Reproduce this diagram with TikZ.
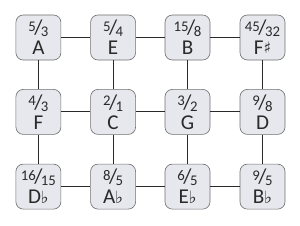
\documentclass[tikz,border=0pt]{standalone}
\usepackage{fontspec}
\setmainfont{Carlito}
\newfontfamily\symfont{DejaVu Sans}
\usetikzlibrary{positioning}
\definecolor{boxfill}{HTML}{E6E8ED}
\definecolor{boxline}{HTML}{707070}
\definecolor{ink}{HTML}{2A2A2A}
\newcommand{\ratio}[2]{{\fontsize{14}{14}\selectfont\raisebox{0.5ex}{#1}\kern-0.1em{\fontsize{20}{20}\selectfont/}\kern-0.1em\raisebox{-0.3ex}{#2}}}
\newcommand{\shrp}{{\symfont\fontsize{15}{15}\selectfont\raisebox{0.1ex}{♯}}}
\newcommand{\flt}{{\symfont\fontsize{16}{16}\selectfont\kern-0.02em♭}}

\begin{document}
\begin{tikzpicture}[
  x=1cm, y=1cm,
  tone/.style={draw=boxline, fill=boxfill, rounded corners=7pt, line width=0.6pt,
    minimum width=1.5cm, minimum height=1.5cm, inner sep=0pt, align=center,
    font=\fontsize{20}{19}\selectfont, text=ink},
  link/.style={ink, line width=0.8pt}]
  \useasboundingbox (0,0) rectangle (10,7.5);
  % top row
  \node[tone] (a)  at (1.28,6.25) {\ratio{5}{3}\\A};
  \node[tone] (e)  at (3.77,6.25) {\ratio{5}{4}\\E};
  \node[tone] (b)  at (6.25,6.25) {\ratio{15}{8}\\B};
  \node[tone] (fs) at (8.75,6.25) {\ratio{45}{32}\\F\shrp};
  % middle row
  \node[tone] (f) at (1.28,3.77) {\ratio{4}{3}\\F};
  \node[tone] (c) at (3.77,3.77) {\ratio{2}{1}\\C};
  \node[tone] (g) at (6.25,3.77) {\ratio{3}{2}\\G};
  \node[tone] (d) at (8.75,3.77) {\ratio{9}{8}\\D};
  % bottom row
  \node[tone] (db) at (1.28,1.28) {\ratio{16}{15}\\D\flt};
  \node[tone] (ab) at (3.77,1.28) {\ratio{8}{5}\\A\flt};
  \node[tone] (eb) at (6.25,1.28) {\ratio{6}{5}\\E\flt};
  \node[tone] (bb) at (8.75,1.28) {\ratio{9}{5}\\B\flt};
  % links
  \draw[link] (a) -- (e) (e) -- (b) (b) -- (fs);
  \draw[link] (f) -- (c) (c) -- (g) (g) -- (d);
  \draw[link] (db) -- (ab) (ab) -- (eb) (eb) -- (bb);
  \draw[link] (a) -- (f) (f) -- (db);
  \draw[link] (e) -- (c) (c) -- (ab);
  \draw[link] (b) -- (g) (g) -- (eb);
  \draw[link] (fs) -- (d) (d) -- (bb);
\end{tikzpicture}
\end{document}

******************************

▶ **What you will do**:
Quote everything in the listing above exactly; pictures are the only thing to omit.

▶ **Task answer**:
Reproduce this diagram with TikZ.
\documentclass[tikz,border=0pt]{standalone}
\usepackage{fontspec}
\setmainfont{Carlito}
\newfontfamily\symfont{DejaVu Sans}
\usetikzlibrary{positioning}
\definecolor{boxfill}{HTML}{E6E8ED}
\definecolor{boxline}{HTML}{707070}
\definecolor{ink}{HTML}{2A2A2A}
\newcommand{\ratio}[2]{{\fontsize{14}{14}\selectfont\raisebox{0.5ex}{#1}\kern-0.1em{\fontsize{20}{20}\selectfont/}\kern-0.1em\raisebox{-0.3ex}{#2}}}
\newcommand{\shrp}{{\symfont\fontsize{15}{15}\selectfont\raisebox{0.1ex}{♯}}}
\newcommand{\flt}{{\symfont\fontsize{16}{16}\selectfont\kern-0.02em♭}}

\begin{document}
\begin{tikzpicture}[
  x=1cm, y=1cm,
  tone/.style={draw=boxline, fill=boxfill, rounded corners=7pt, line width=0.6pt,
    minimum width=1.5cm, minimum height=1.5cm, inner sep=0pt, align=center,
    font=\fontsize{20}{19}\selectfont, text=ink},
  link/.style={ink, line width=0.8pt}]
  \useasboundingbox (0,0) rectangle (10,7.5);
  % top row
  \node[tone] (a)  at (1.28,6.25) {\ratio{5}{3}\\A};
  \node[tone] (e)  at (3.77,6.25) {\ratio{5}{4}\\E};
  \node[tone] (b)  at (6.25,6.25) {\ratio{15}{8}\\B};
  \node[tone] (fs) at (8.75,6.25) {\ratio{45}{32}\\F\shrp};
  % middle row
  \node[tone] (f) at (1.28,3.77) {\ratio{4}{3}\\F};
  \node[tone] (c) at (3.77,3.77) {\ratio{2}{1}\\C};
  \node[tone] (g) at (6.25,3.77) {\ratio{3}{2}\\G};
  \node[tone] (d) at (8.75,3.77) {\ratio{9}{8}\\D};
  % bottom row
  \node[tone] (db) at (1.28,1.28) {\ratio{16}{15}\\D\flt};
  \node[tone] (ab) at (3.77,1.28) {\ratio{8}{5}\\A\flt};
  \node[tone] (eb) at (6.25,1.28) {\ratio{6}{5}\\E\flt};
  \node[tone] (bb) at (8.75,1.28) {\ratio{9}{5}\\B\flt};
  % links
  \draw[link] (a) -- (e) (e) -- (b) (b) -- (fs);
  \draw[link] (f) -- (c) (c) -- (g) (g) -- (d);
  \draw[link] (db) -- (ab) (ab) -- (eb) (eb) -- (bb);
  \draw[link] (a) -- (f) (f) -- (db);
  \draw[link] (e) -- (c) (c) -- (ab);
  \draw[link] (b) -- (g) (g) -- (eb);
  \draw[link] (fs) -- (d) (d) -- (bb);
\end{tikzpicture}
\end{document}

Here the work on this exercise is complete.